Gen Z Boys at Sephora and a $175 Banana

When identity becomes the product, pricing can get out of hand.

There’s a wild blip happening in who buys beauty now.

Gen Z boys and ten-year-old girls are showing up at shops like Sephora, driven by TikTok and influencer routines … and spending big bucks on skincare brands that would have felt out of place a short time ago.

Coverage from Business Insider and The New York Times points to rising interest in grooming, skincare routines, and brand-led identity among young men and pre-teen girls.

The spend is real; the logic sorta scary to me.

These purchases carry identity, self-presentation, and social signaling in a way that stuff like Axe Body Spray and toy makeup bags used to satisfy.

But now, these groups of customers are happily disposing of their allowances at high-priced cosmetics shops.

Now layer in what The Ordinary went and did.

They launched a mock grocery store called “The Markup Marché.”

A banana priced at $175.

An avocado over $300.

Everyday items reframed using the language and codes of premium wellness.

Photo: The Ordinary

It works not because it’s absurd (and it deliberately IS), but because people recognize the pattern straight away.

The packaging.

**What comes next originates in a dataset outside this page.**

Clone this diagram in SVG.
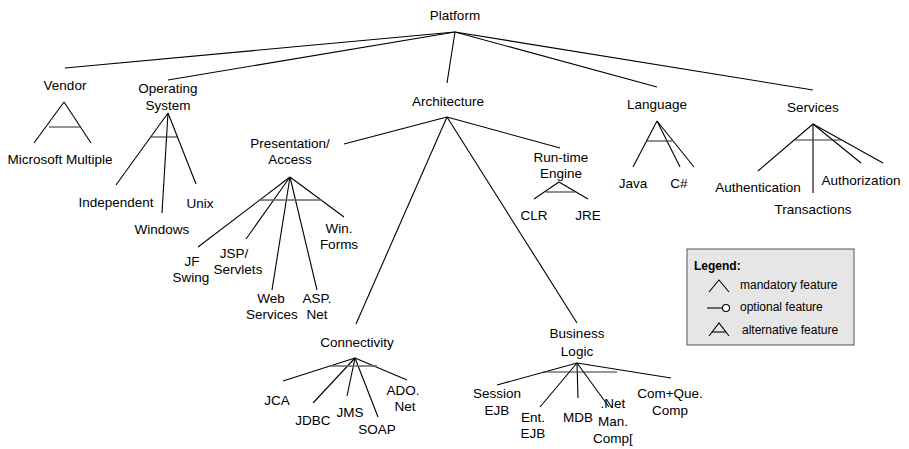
<svg xmlns="http://www.w3.org/2000/svg" width="909" height="449" viewBox="0 0 909 449">
<style>
text{font-family:"Liberation Sans",Arial,sans-serif;font-size:13.5px;fill:#000;text-anchor:middle}
.lg{font-size:12px;text-anchor:start}
.lgb{font-size:12px;font-weight:bold;text-anchor:start}
line,polyline{stroke:#000;stroke-width:1.1;fill:none}
.bar{stroke:#333}
.gbar{stroke:#666;stroke-width:1.4}
</style>
<rect width="909" height="449" fill="#fff"/>
<g id="connectors">
<!-- Platform -->
<line x1="455" y1="32" x2="65" y2="68"/>
<line x1="455" y1="32" x2="168" y2="80"/>
<line x1="455" y1="32" x2="447" y2="83"/>
<line x1="455" y1="32" x2="657" y2="87"/>
<line x1="455" y1="32" x2="813" y2="90"/>
<!-- Vendor -->
<line x1="64" y1="102" x2="34" y2="143"/>
<line x1="64" y1="102" x2="91" y2="143"/>
<line class="gbar" x1="49" y1="127" x2="80" y2="127"/>
<!-- OS -->
<line x1="168" y1="113" x2="116" y2="185"/>
<line x1="168" y1="113" x2="162" y2="213"/>
<line x1="168" y1="113" x2="196" y2="184"/>
<line class="bar" x1="151" y1="137" x2="177" y2="137"/>
<!-- Architecture -->
<line x1="447" y1="117" x2="344" y2="144"/>
<line x1="447" y1="117" x2="356" y2="324"/>
<line x1="447" y1="117" x2="577" y2="323"/>
<line x1="447" y1="117" x2="560" y2="148"/>
<!-- Presentation -->
<line x1="290" y1="177" x2="198" y2="247"/>
<line x1="290" y1="177" x2="246" y2="239"/>
<line x1="290" y1="177" x2="272" y2="290"/>
<line x1="290" y1="177" x2="317" y2="290"/>
<line x1="290" y1="177" x2="344" y2="217"/>
<line class="gbar" x1="259" y1="200" x2="322" y2="200"/>
<!-- Connectivity -->
<line x1="355" y1="358" x2="283" y2="381"/>
<line x1="355" y1="358" x2="313" y2="403"/>
<line x1="355" y1="358" x2="347" y2="396"/>
<line x1="355" y1="358" x2="378" y2="417"/>
<line x1="355" y1="358" x2="407" y2="380"/>
<line class="gbar" x1="329" y1="366" x2="377" y2="366"/>
<!-- Business Logic -->
<line x1="577" y1="363" x2="497" y2="385"/>
<line x1="577" y1="363" x2="540" y2="407"/>
<line x1="577" y1="363" x2="578" y2="398"/>
<line x1="577" y1="363" x2="609" y2="407"/>
<line x1="577" y1="363" x2="671" y2="378"/>
<line class="bar" x1="543" y1="372" x2="617" y2="372"/>
<!-- Run-time -->
<line x1="559" y1="182" x2="534" y2="199"/>
<line x1="559" y1="182" x2="588" y2="199"/>
<line class="bar" x1="546" y1="192" x2="575" y2="192"/>
<!-- Language -->
<line x1="657" y1="121" x2="633" y2="167"/>
<line x1="657" y1="121" x2="680" y2="167"/>
<line x1="657" y1="121" x2="694" y2="167"/>
<line class="bar" x1="646" y1="141" x2="672" y2="141"/>
<!-- Services -->
<line x1="813" y1="124" x2="758" y2="171"/>
<line x1="813" y1="124" x2="813" y2="193"/>
<line x1="813" y1="124" x2="861" y2="163"/>
<line x1="813" y1="124" x2="883" y2="163"/>
<line class="bar" x1="795" y1="140" x2="842" y2="140"/>
</g>
<g id="platform"><text x="455" y="20">Platform</text></g>
<g id="vendor"><text x="65" y="90">Vendor</text></g>
<g id="microsoft-multiple"><text x="60" y="164">Microsoft Multiple</text></g>
<g id="operating-system"><text x="168" y="93">Operating</text><text x="168" y="110">System</text></g>
<g id="independent"><text x="116" y="207">Independent</text></g>
<g id="windows"><text x="162" y="234">Windows</text></g>
<g id="unix"><text x="200" y="208">Unix</text></g>
<g id="architecture"><text x="448" y="106">Architecture</text></g>
<g id="presentation"><text x="290" y="148">Presentation/</text><text x="290" y="164">Access</text></g>
<g id="jf-swing"><text x="192" y="266">JF</text><text x="191" y="282">Swing</text></g>
<g id="jsp"><text x="234" y="258">JSP/</text><text x="238" y="274">Servlets</text></g>
<g id="web-services"><text x="271" y="303">Web</text><text x="272" y="319">Services</text></g>
<g id="asp-net"><text x="317" y="303">ASP.</text><text x="317" y="319">Net</text></g>
<g id="win-forms"><text x="339" y="233">Win.</text><text x="339" y="249">Forms</text></g>
<g id="connectivity"><text x="357" y="347">Connectivity</text></g>
<g id="jca"><text x="277" y="405">JCA</text></g>
<g id="jdbc"><text x="313" y="425">JDBC</text></g>
<g id="jms"><text x="350" y="417">JMS</text></g>
<g id="soap"><text x="377" y="434">SOAP</text></g>
<g id="ado-net"><text x="403" y="395">ADO.</text><text x="405" y="411">Net</text></g>
<g id="business-logic"><text x="577" y="338">Business</text><text x="577" y="356">Logic</text></g>
<g id="session-ejb"><text x="497" y="398">Session</text><text x="497" y="415">EJB</text></g>
<g id="ent-ejb"><text x="533" y="422">Ent.</text><text x="533" y="438">EJB</text></g>
<g id="mdb"><text x="578" y="422">MDB</text></g>
<g id="net-man-comp"><text x="613" y="408">.Net</text><text x="613" y="426">Man.</text><text x="613" y="443">Comp[</text></g>
<g id="com-que-comp"><text x="670" y="398">Com+Que.</text><text x="670" y="415">Comp</text></g>
<g id="runtime-engine"><text x="561" y="162">Run-time</text><text x="561" y="178">Engine</text></g>
<g id="clr"><text x="534" y="220">CLR</text></g>
<g id="jre"><text x="588" y="220">JRE</text></g>
<g id="language"><text x="657" y="109">Language</text></g>
<g id="java"><text x="633" y="188">Java</text></g>
<g id="csharp"><text x="679" y="188">C#</text></g>
<g id="services"><text x="813" y="112">Services</text></g>
<g id="authentication"><text x="758" y="192">Authentication</text></g>
<g id="transactions"><text x="813" y="214">Transactions</text></g>
<g id="authorization"><text x="861" y="185">Authorization</text></g>
<g id="legend">
<rect x="687" y="249" width="167" height="96" fill="#e6e6e6" stroke="#555" stroke-width="1"/>
<text class="lgb" x="694" y="270">Legend:</text>
<polyline points="709,292 719,280 729,292"/>
<text class="lg" x="740" y="289">mandatory feature</text>
<line x1="707" y1="308" x2="722.5" y2="308"/>
<circle cx="726" cy="308" r="3.5" fill="#fff" stroke="#000" stroke-width="1.1"/>
<text class="lg" x="740" y="311">optional feature</text>
<polyline points="709,336 719,323 729,336"/>
<line x1="712" y1="332" x2="726" y2="332"/>
<text class="lg" x="742" y="334">alternative feature</text>
</g>
</svg>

The naming. And the puffed-up promise embedded in the descriptions.

This is waving a red flag at many of the mechanism behind the Sephora shift.

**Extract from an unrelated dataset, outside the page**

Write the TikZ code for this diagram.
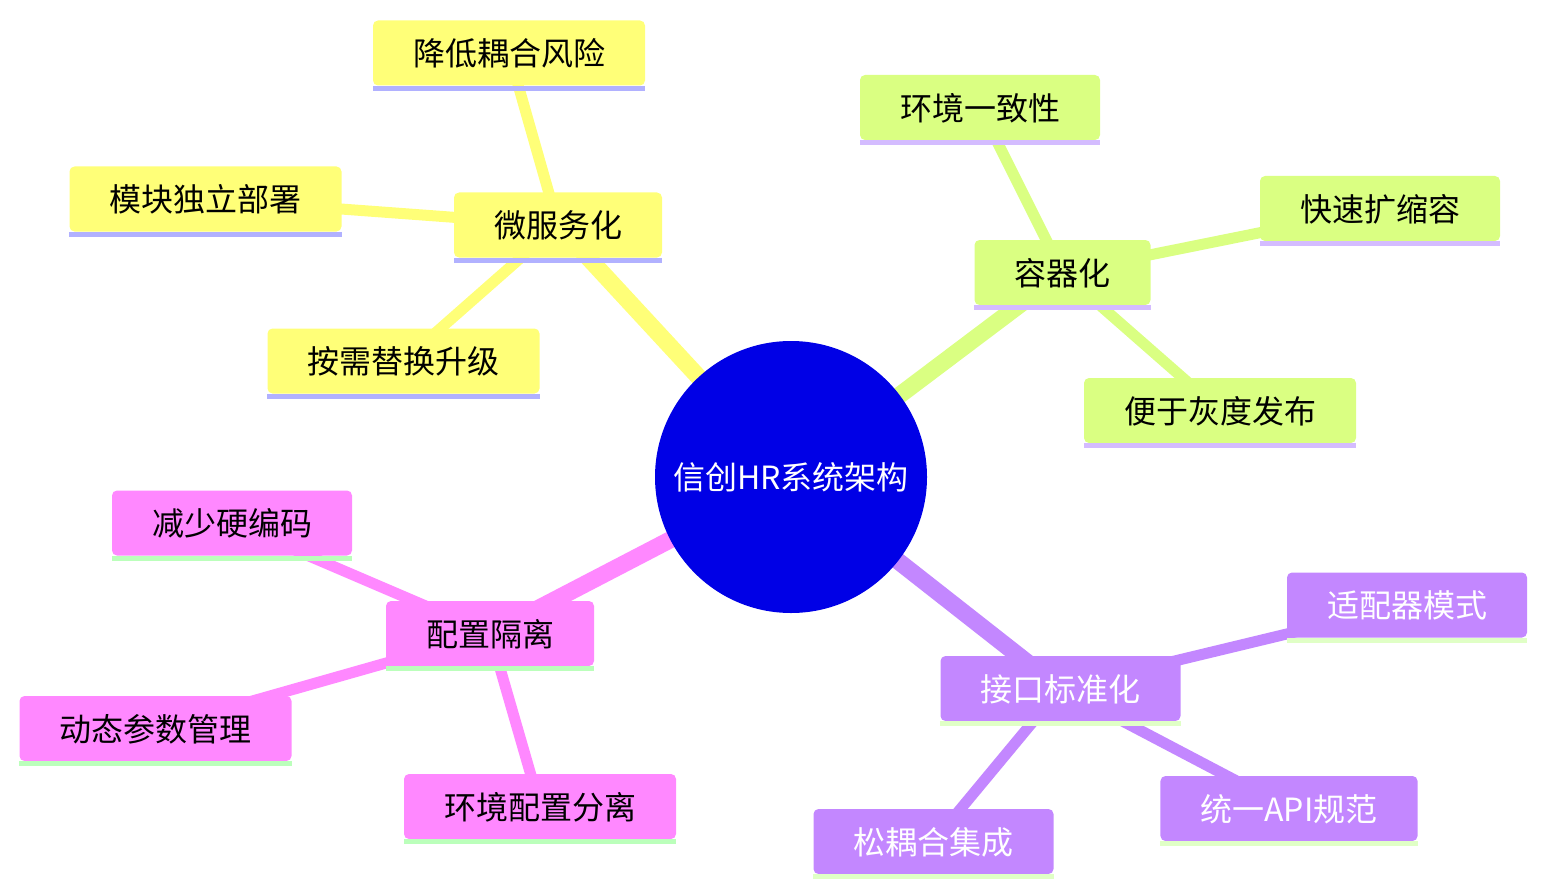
\documentclass[tikz,border=0pt]{standalone}
\usepackage{fontspec}
\setmainfont{Noto Sans CJK SC}
\usetikzlibrary{backgrounds}
\definecolor{rootc}{HTML}{0000E6}
\definecolor{yfill}{HTML}{FFFF78}
\definecolor{yline}{HTML}{B1B1FF}
\definecolor{gfill}{HTML}{DAFF82}
\definecolor{gline}{HTML}{D4BCFF}
\definecolor{pfill}{HTML}{FF88FF}
\definecolor{pline}{HTML}{BBFFBB}
\definecolor{vfill}{HTML}{C387FF}
\definecolor{vline}{HTML}{E0FFC6}
\begin{document}
\begin{tikzpicture}[x=1pt, y=-1pt,
    every node/.style={font=\fontsize{32}{38}\selectfont, text height=25.5pt, text depth=0pt},
    leaf/.style={rectangle, rounded corners=5pt, minimum height=65pt, inner xsep=40pt},
    ynode/.style={leaf, fill=yfill, text=black},
    gnode/.style={leaf, fill=gfill, text=black},
    pnode/.style={leaf, fill=pfill, text=black},
    vnode/.style={leaf, fill=vfill, text=white}]
    \useasboundingbox (0,0) rectangle (1546,896);
    \node[circle, fill=rootc, text=white, minimum size=272pt, inner sep=0pt] (root) at (791,477) {信创HR系统架构};
    % 微服务化
    \node[ynode] (ms) at (558,225) {微服务化};
    \node[ynode] (ms1) at (509,53) {降低耦合风险};
    \node[ynode] (ms2) at (205.5,199) {模块独立部署};
    \node[ynode] (ms3) at (403.5,361) {按需替换升级};
    % 容器化
    \node[gnode] (ct) at (1062.5,272.5) {容器化};
    \node[gnode] (ct1) at (980,107.5) {环境一致性};
    \node[gnode] (ct2) at (1380,208.5) {快速扩缩容};
    \node[gnode] (ct3) at (1220,410.5) {便于灰度发布};
    % 配置隔离
    \node[pnode] (cf) at (490,633.5) {配置隔离};
    \node[pnode] (cf1) at (232,523) {减少硬编码};
    \node[pnode] (cf2) at (155.5,728.5) {动态参数管理};
    \node[pnode] (cf3) at (540,806.5) {环境配置分离};
    % 接口标准化
    \node[vnode] (api) at (1060.5,688.5) {接口标准化};
    \node[vnode] (api1) at (1407,605) {适配器模式};
    \node[vnode] (api2) at (1289,808.5) {统一API规范};
    \node[vnode] (api3) at (933.5,841.5) {松耦合集成};
    % underlines
    \foreach \n/\c in {ms/yline,ms1/yline,ms2/yline,ms3/yline,ct/gline,ct1/gline,ct2/gline,ct3/gline,
                       cf/pline,cf1/pline,cf2/pline,cf3/pline,api/vline,api1/vline,api2/vline,api3/vline}
        \fill[\c] (\n.south west) rectangle ([yshift=-5pt]\n.south east);
    % edges
    \begin{scope}[on background layer]
        \foreach \a/\c in {ms/yfill,ct/gfill,cf/pfill,api/vfill}
            \draw[\c, line width=17pt] (root.center) -- (\a.center);
        \foreach \a/\b/\c in {ms/ms1/yfill,ms/ms2/yfill,ms/ms3/yfill,ct/ct1/gfill,ct/ct2/gfill,ct/ct3/gfill,
                              cf/cf1/pfill,cf/cf2/pfill,cf/cf3/pfill,api/api1/vfill,api/api2/vfill,api/api3/vfill}
            \draw[\c, line width=11pt] (\a.center) -- (\b.center);
    \end{scope}
\end{tikzpicture}
\end{document}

The product is the story around the formula, the perceived transformation.

That doesn’t (in itself) make consumers so shockingly irrational. It does point out how value is being constructed, with masses eating it up.

The Ordinary built its entire brand on stripping that ridiculous language and pricing model back.

So, now it’s using exaggeration to make the structure visible.

For founders and marketers, this is worth sitting with for a bit.

Customers pretty much never evaluate a product or brand in isolation. They DO consider what it empowers them to become to others, and how convincingly that story is delivered.

What do you think of the trend, and The Ordinary’s commentary:

End of civilization, or bright new opportunity?